UV enhanced SnO2/TiO2 nanorods-based flexible room temperature sensor by tuning interfacial chemistry and microstructure

Abstract

The high working temperature of metal oxide semiconductors hinders its application in flexible sensing devices. In this paper, a UV-activated flexible sensor operating at room temperature (RT, 25℃) is first reported based on SnO₂ nanoparticles embedded in photo-catalytic TiO₂ nanorods matrix. The UV-irradiated SnO₂/TiO₂ sensor exhibits excellent selectivity (109 ppm, 37 %) to CH₃COOH and reduced response/recovery time (12 s/41 s). The excellent RT flexible sensing properties are attributed to the synergistic action of UV-365 nm irradiation, the hetero-embedded microstructure and innovative terpineol binder. UV irradiation generates substantial $e_{h\upsilon }^{-}$-$h_{h\upsilon }^{+}$ pairs, which serve as active sites to promote the chemisorption and redox reactions. Additional activation energy helps to improve adsorption/desorption kinetics. The heterojunction provides abundant channels, facilitating the separation and transfer of photogenerated carriers.
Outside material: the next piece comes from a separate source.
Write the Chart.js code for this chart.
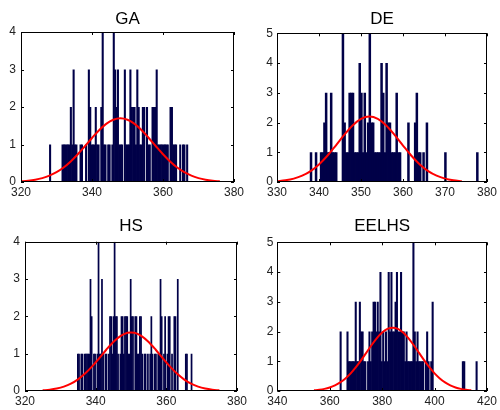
<!DOCTYPE html>
<html>
<head>
<meta charset="utf-8">
<script src="https://cdn.jsdelivr.net/npm/chart.js@4.4.1/dist/chart.umd.min.js"></script>
<style>
  body { margin: 0; background: #fff; }
  #wrap { position: relative; width: 500px; height: 410px; }
  canvas { position: absolute; }
</style>
</head>
<body>
<div id="wrap">
  <canvas id="gaChart" width="250" height="205" style="left:0;top:0"></canvas>
  <canvas id="deChart" width="250" height="205" style="left:250px;top:0"></canvas>
  <canvas id="hsChart" width="250" height="205" style="left:0;top:205px"></canvas>
  <canvas id="eelhsChart" width="250" height="205" style="left:250px;top:205px"></canvas>
</div>
<script>
// histogram counts, 100 bins each
const gaBinStart = 328.0;
const gaBinWidth = 0.39;
const gaCounts = [
  1,0,0,0,0,0,0,0,0,1, 1,1,1,1,1,2,1,3,1,1,
  0,0,1,1,0,0,1,0,3,2, 1,1,1,2,1,1,0,2,4,1,
  1,0,1,1,0,1,4,3,2,3, 1,1,1,0,3,1,1,1,3,2,
  2,2,1,3,2,1,1,2,2,0, 2,1,1,0,2,2,2,3,1,1,
  1,1,1,1,1,1,0,2,2,1, 1,1,0,0,1,0,1,1,0,1
];
const gaCurveX = [320,322,324,326,328,330,332,334,336,338,340,342,344,346,348,350,352,354,356,358,360,362,364,366,368,370,372,374,376];
const gaCurveY = [0.018,0.034,0.061,0.104,0.168,0.261,0.387,0.548,0.740,0.954,1.174,1.381,1.550,1.661,1.70,1.661,1.550,1.381,1.174,0.954,0.740,0.548,0.387,0.261,0.168,0.104,0.061,0.034,0.018];

const deBinStart = 337.9;
const deBinWidth = 0.40;
const deCounts = [
  1,0,0,1,0,0,1,1,2,3, 1,1,3,1,1,1,0,0,0,5,
  2,1,1,3,3,3,1,1,1,4, 3,1,3,1,2,5,2,2,1,1,
  1,1,4,3,1,4,2,2,1,1, 1,3,1,1,0,0,0,0,2,0,
  0,0,2,3,1,1,0,1,0,2, 0,0,0,0,0,0,0,0,0,0,
  1,0,0,0,0,0,0,0,0,0, 0,0,0,0,0,0,0,0,0,1
];
const deCurveX = [330,332,334,336,338,340,342,344,346,348,350,352,354,356,358,360,362,364,366,368,370,372,374];
const deCurveY = [0.026,0.057,0.114,0.213,0.367,0.591,0.883,1.227,1.583,1.901,2.121,2.2,2.121,1.901,1.583,1.227,0.883,0.591,0.367,0.213,0.114,0.057,0.026];

const hsBinStart = 334.8;
const hsBinWidth = 0.325;
const hsCounts = [
  1,1,0,1,1,0,1,1,1,1, 1,3,2,0,1,1,0,1,4,1,
  1,3,1,0,1,1,0,1,2,2, 1,2,4,2,2,1,0,1,2,2,
  1,2,2,2,1,1,3,2,2,0, 2,2,1,1,2,2,1,0,1,1,
  0,1,0,1,2,1,0,1,1,0, 1,1,3,2,0,1,2,0,1,2,
  2,0,1,0,2,2,0,3,0,0, 0,0,0,0,1,1,0,0,0,1
];
const hsCurveX = [325,327,329,331,333,335,337,339,341,343,345,347,349,350,351,353,355,357,359,361,363,365,367,369,371,373,375];
const hsCurveY = [0.018,0.035,0.066,0.118,0.197,0.313,0.467,0.659,0.878,1.105,1.313,1.471,1.559,1.57,1.559,1.471,1.313,1.105,0.878,0.659,0.467,0.313,0.197,0.118,0.066,0.035,0.018];

const eelBinStart = 363.9;
const eelBinWidth = 0.524;
const eelCounts = [
  2,0,0,0,0,2,1,1,1,1, 1,3,1,1,3,2,2,1,1,0,
  1,2,1,2,3,3,2,3,2,4, 1,2,1,2,1,4,2,4,2,2,
  3,4,2,2,4,2,2,1,2,1, 1,1,1,5,2,1,2,1,1,1,
  1,0,1,2,1,0,1,3,0,0, 0,0,0,0,0,0,0,0,0,0,
  0,0,0,0,0,0,0,0,0,1, 1,0,0,0,0,0,0,0,0,1
];
const eelCurveX = [354,356,358,360,362,364,366,368,370,372,374,376,378,380,382,384,386,388,390,392,394,396,398,400,402,404,406,408,410,412,414];
const eelCurveY = [0.024,0.042,0.072,0.120,0.189,0.288,0.422,0.592,0.799,1.037,1.292,1.547,1.779,1.966,2.088,2.13,2.088,1.966,1.779,1.547,1.292,1.037,0.799,0.592,0.422,0.288,0.189,0.120,0.072,0.042,0.024];

const FONT = 'Liberation Sans, Arial, Helvetica, sans-serif';

// matlab style box with inward ticks on all four sides
const boxTicks = {
  id: 'boxTicks',
  afterDraw(chart) {
    const { ctx, chartArea: a, scales } = chart;
    ctx.save();
    ctx.strokeStyle = '#000';
    ctx.lineWidth = 1;
    ctx.strokeRect(Math.round(a.left) + 0.5, Math.round(a.top) + 0.5,
      Math.round(a.right - a.left) - 1, Math.round(a.bottom - a.top) - 1);
    ctx.beginPath();
    scales.x.ticks.forEach((t) => {
      const px = Math.round(scales.x.getPixelForValue(t.value)) + 0.5;
      ctx.moveTo(px, a.bottom); ctx.lineTo(px, a.bottom - 3);
      ctx.moveTo(px, a.top); ctx.lineTo(px, a.top + 3);
    });
    scales.y.ticks.forEach((t) => {
      const py = Math.round(scales.y.getPixelForValue(t.value)) + 0.5;
      ctx.moveTo(a.left, py); ctx.lineTo(a.left + 3, py);
      ctx.moveTo(a.right, py); ctx.lineTo(a.right - 3, py);
    });
    ctx.stroke();
    ctx.restore();
  },
};

function makeHist(id, o) {
  const bars = o.counts.map((c, i) => ({ x: o.binStart + o.binWidth * (i + 0.5), y: c }));
  const curve = o.curveX.map((x, i) => ({ x, y: o.curveY[i] }));
  return new Chart(document.getElementById(id), {
    type: 'bar',
    data: {
      datasets: [
        {
          type: 'line',
          data: curve,
          borderColor: '#ff0000',
          borderWidth: 2,
          pointRadius: 0,
          cubicInterpolationMode: 'monotone',
          order: 0,
        },
        {
          type: 'bar',
          data: bars,
          backgroundColor: '#000048',
          borderWidth: 0,
          barPercentage: 1.5,
          categoryPercentage: 1,
          order: 1,
        },
      ],
    },
    options: {
      responsive: false,
      animation: false,
      events: [],
      layout: { autoPadding: false, padding: { left: 0, right: o.padRight, top: 0, bottom: 0 } },
      plugins: {
        legend: { display: false },
        tooltip: { enabled: false },
        title: {
          display: true,
          text: o.title,
          fullSize: false,
          color: '#000',
          font: { family: FONT, size: 17, weight: 'normal' },
          padding: o.titlePad,
        },
      },
      scales: {
        x: {
          type: 'linear',
          min: o.xMin,
          max: o.xMax,
          offset: false,
          grid: { display: false, drawTicks: false },
          border: { display: false },
          ticks: { stepSize: o.xStep, color: '#222', font: { family: FONT, size: 12 }, padding: 3, maxRotation: 0, autoSkip: false },
          afterFit: (s) => { s.height = o.xHeight; },
        },
        y: {
          min: 0,
          max: o.yMax,
          grid: { display: false, drawTicks: false },
          border: { display: false },
          ticks: { stepSize: 1, color: '#222', font: { family: FONT, size: 12 }, padding: o.yPad },
          afterFit: (s) => { s.width = o.yWidth; },
        },
      },
    },
    plugins: [boxTicks],
  });
}

makeHist('gaChart', {
  title: 'GA', counts: gaCounts, binStart: gaBinStart, binWidth: gaBinWidth,
  curveX: gaCurveX, curveY: gaCurveY, xMin: 320, xMax: 380, xStep: 20, yMax: 4,
  yWidth: 21, yPad: 5, xHeight: 23, padRight: 16, titlePad: { top: 9, bottom: 2.6 },
});
makeHist('deChart', {
  title: 'DE', counts: deCounts, binStart: deBinStart, binWidth: deBinWidth,
  curveX: deCurveX, curveY: deCurveY, xMin: 330, xMax: 380, xStep: 10, yMax: 5,
  yWidth: 27, yPad: 4, xHeight: 23, padRight: 10, titlePad: { top: 9, bottom: 3.9 },
});
makeHist('hsChart', {
  title: 'HS', counts: hsCounts, binStart: hsBinStart, binWidth: hsBinWidth,
  curveX: hsCurveX, curveY: hsCurveY, xMin: 320, xMax: 380, xStep: 20, yMax: 4,
  yWidth: 25, yPad: 5, xHeight: 19, padRight: 11.7, titlePad: { top: 10.8, bottom: 5.5 },
});
makeHist('eelhsChart', {
  title: 'EELHS', counts: eelCounts, binStart: eelBinStart, binWidth: eelBinWidth,
  curveX: eelCurveX, curveY: eelCurveY, xMin: 340, xMax: 420, xStep: 20, yMax: 5,
  yWidth: 27.3, yPad: 4, xHeight: 19, padRight: 10, titlePad: { top: 10.8, bottom: 6.1 },
});
</script>
</body>
</html>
The effect of relative humidity (RH) and temperature variations around RT on the sensor response towards CH₃COOH are investigated. Under low-RH (35 %-45 %) and high-RH conditions (above 45 %), 1 % RH change has the same effect on the sensor response than 7.2 ppm and 59.4 ppm CH₃COOH, respectively. 1°C temperature change exhibits the same effect than 17.9 ppm CH₃COOH. Such a noise effect is by far not suitable for real-world applications. In addition, the response to 109 ppm CO reaches up to 89.5. Therefore, the sensor is seriously disturbed by CO and further research is needed. Above all, UV assistants, hetero-composites combining with innovative microstructure design are expected to be a collaborative enhancement strategy for MOSs-based RT flexible sensors.